Mas, no final, deu tudo certo. Enquanto o padre Fábio de Melo comemorava o título em Caraguatatuba, o elenco cruzeirense ainda celebrava a vitória de 2 a 1 sobre o Paysandu, em Belo Horizonte. A campanha não poderia ter sido melhor: 100 pontos em 46 jogos, com 31 vitórias, sete empates e oito derrotas, com 102 gols marcados.

Entre uma música e outra

Hoje, nem mesmo com uma agenda cheia de shows, caravanas e entrevistas, o padre Fábio de Melo fica sem acompanhar os resultados do time. Na verdade, às vezes, em cima do palco mesmo, entre uma música e outra, o religioso, como bom mineiro que é, dá um jeitinho de ficar atento.

- Eu tenho uma vantagem. Meu técnico de som é cruzeirense. Então, durante os shows, por exemplo, acontecem coisas engraçadas. Ano passado, durante a Libertadores, eu estava cantando em um show, e entre uma música e outra ele se levantava e fazia o gesto mostrando quanto estava o jogo. É ele quem me mantém sempre informado. O Chicletinho é garantia de informação no palco, porque sei que ele cuida do som e fica de olho nos resultados.

Repeteco

O ano de 2003 foi celestial. Este ano até parecia que o feito de sete anos atrás iria se repetir, já que o time conquistou o Campeonato Mineiro, e estava encantando na Taça Libertadores, até ser eliminado pelo Once Caldas.

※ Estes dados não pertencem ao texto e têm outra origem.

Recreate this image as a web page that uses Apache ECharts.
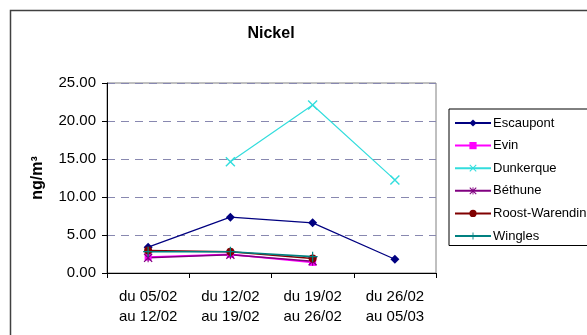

No entanto, padre Fábio de Melo torce – e reza – mesmo para um Campeonato Brasileiro. Para ele, a sensação de conquistar o título de campeão nacional, àquela época considerado o primeiro do time, foi indescritível. Alguém aí dúvida que ele se importaria em trocar, nem que seja por um dia, a batina pelo ‘manto azul’?

- Eu estou muito confiante. Ano passado, tivemos uma recuperação muito significativa, que se estende para este ano. Com toda sinceridade, estou louco por um novo Campeonato Brasileiro. Desejo que este ano seja azul. Vamos lá, acredito que temos possibilidade de azular este 2011. Não tem nada mais bonito que esse manto azul.

Em coro, todos os cruzeirenses dizem: "Amém!"